Psychedelia in Stone: Chinese Temple Architecture
For thousands of years, industrious and ambitious Chinese have left China in search of wealth in other Asian lands. Undoubtedly this Diaspora only accelerated once China fell to the Communists and as its population exceeded all imaginable bounds. Indeed, it could be said that people of Chinese ancestry have been responsible for much of the sudden economic transformation of the so-called Asian tigers: Singapore, Malaysia, Thailand, and so on.
China's influence on the culture of Asia has been no less pronounced. And nowhere is it more evident - barring the continent's many Chinatowns - than in the countless Chinese temples found beyond the Middle Kingdom, especially in the coastal areas where the sea-borne immigrants often settled, the Thai seaboard among them.
To say that these temples "stand out" from their surroundings would be a gross understatement. "Erupt" is a better word, but still insufficient. The surroundings, in contemporary Thailand anyway, are generally greenery, blue sky, and the dull gray of rain-washed concrete. Against this, the temple presents virtually every color of the rainbow in psychedelic combinations, numerous undulating serpents with fiery eyes and heart-stopping fangs, huge and inscrutable Chinese ideograms.
Though Chinese temples may be even more visually spectacular than Thai temples, they serve much the same, comparatively mundane social purpose: as a place for the community to pray, hold festivals and funerals, park cars, fly kites, make donations, read fortunes, find shade. One temple I visited even seemed to have its own police station and police truck. Some had external gazebos, assembly halls, offices, and all had a sort of hive-shaped, decoratively paneled incinerator.
Like many religions in Asia, Chinese religion tends to be a hodge-podge. As Max Muller wrote in 1868, "It is difficult to say to what religion a man belongs, as the same person may profess two or three. The emperor himself, after sacrificing according to the ritual of Confucius, visits a Tao-sse temple [sic], and afterward bows before an image of Fo in a Buddhist chapel."
This hybrid nature of Chinese religion is reflected in the articles to be found in a Chinese temple. An inner shrine may contain a few figures of ancient Chinese men (ancestor worship), a garuda figurine (Hinduism), a yin-yang (dualism), and an amulet containing a miniature monk statue (Buddhism). It may also contain a host of other objects whose religious significance is unclear or nil (joss sticks, garlanded elephant statues, tiger paintings, peacock feathers, potted plants.) The result often resembles a stall at a flea market, or a garish and dusty curio store in some Chinatown. (To be fair, I have always bristled at seeing the Stars and Stripes in a Christian church, as if Jesus were a great American patriot.)
One remarkable aspect of Chinese temples is how much of their architectural design consists, simply, of text - predominantly Chinese, but also that of the local language(s). There is writing above, beside, and on doors; on walls; on cloth tapestries and bulbs hanging from the ceiling; on supporting columns. It is almost as if a hymnal had been set in stone.

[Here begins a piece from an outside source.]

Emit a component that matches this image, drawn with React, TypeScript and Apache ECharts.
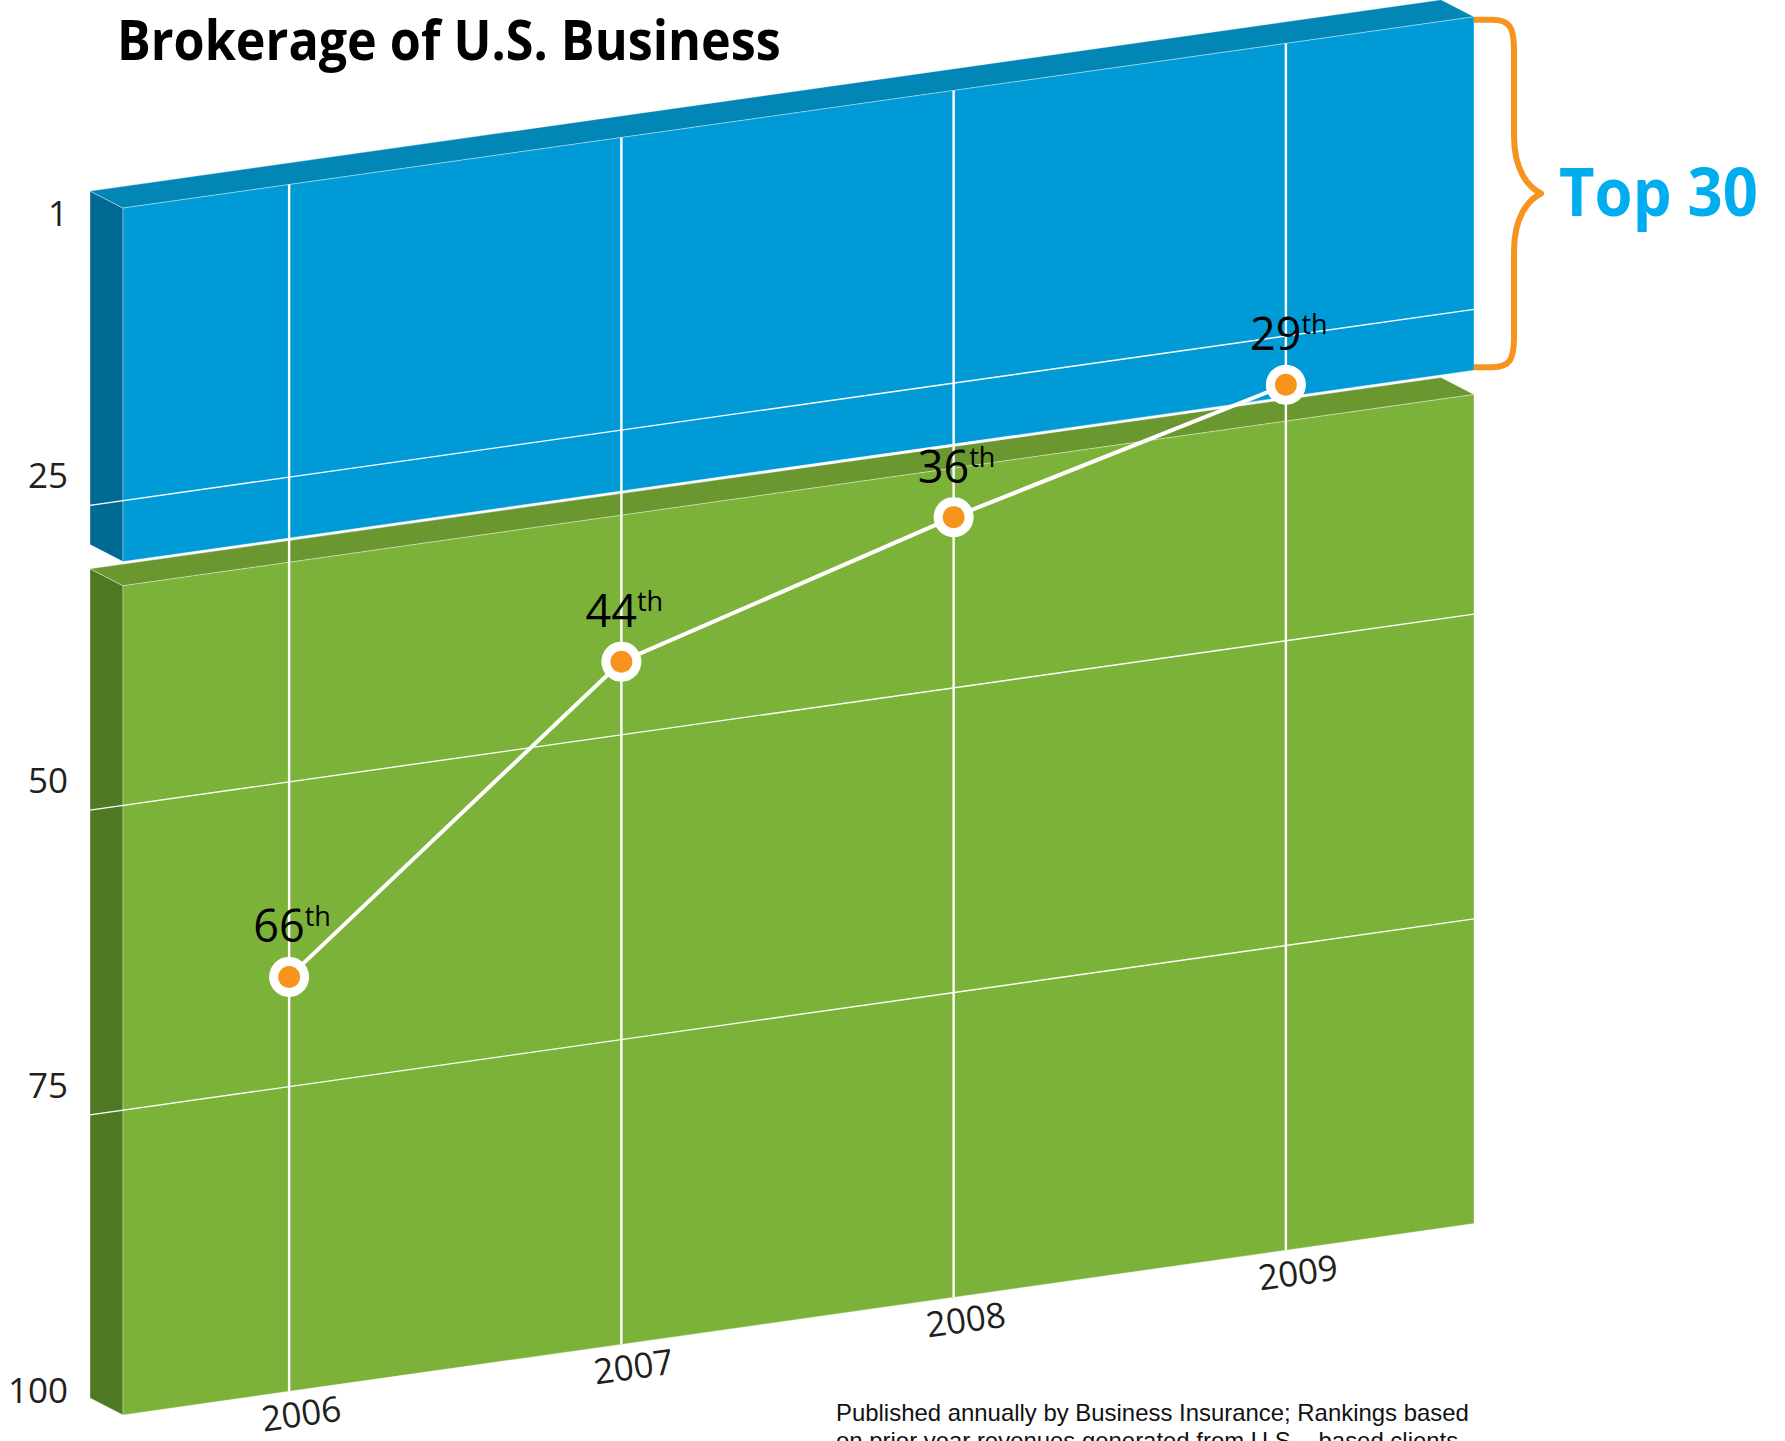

Text also serves to caption the many illustrated panels on the temples' outer walls. The panels depict different kinds of fruit, animals, and figures apparently drawn from Chinese history and mythology. Here two seated men play Chinese chess while being served tea; there a peculiar pig-headed man holds a farming implement; and over there an old sage, bearing a crooked walking stick, totters down some country road.
Serpents are everywhere. Typically, two serpents face each other on top of the main temple building. Wrapped around the supporting columns before the main entrance are two more. Other columns have lotus filials, with a projecting serpent-head caryatid. Still more serpents project from the temple's inner walls, in one case above a pool illuminated by natural light. In many cases, red light bulbs act as the serpent's sinister eyes.
Colors. Red dominates of course, and gold, but not because these are the flag colors of the People's Republic of China. It is one of those ironies of history that, in China, red traditionally represents good luck or prosperity, but the color was used by the European Communists to symbolize - what? The blood of the proletariat, I suppose, when for the Chinese it had always stood, indirectly, for wealth. This meaning is likely to be the one the temple intends.
Sounds. Like Thai temple compounds, those of Chinese derivation are walled- or gated-in, and the temple itself is set a ways back from the road. Thus, it tends to be fairly quiet. As I was abut to step inside, a flock of small birds darted over my head and into the temple. I could hear them chirping furiously up in the eaves and then realized that they were using for a nest a pair of wicker bulbs dangling from the temple ceiling. Whether this was the bulbs' intended use I can't say, but I was happy to learn that the Chinese, like the Thais, permit animals in their places of worship.
The temple caretakers notice me nosing about, snapping photos, jotting down notes, feeling a bit alien, when a boy runs up to me. He offers me a banana, and when a woman discovers that I speak Thai, she offers tea. With these simple, somewhat disarming acts of generosity they remind me why, though I have tried to leave Asia many times, I never succeed for very long, splendorous Chinese architecture aside.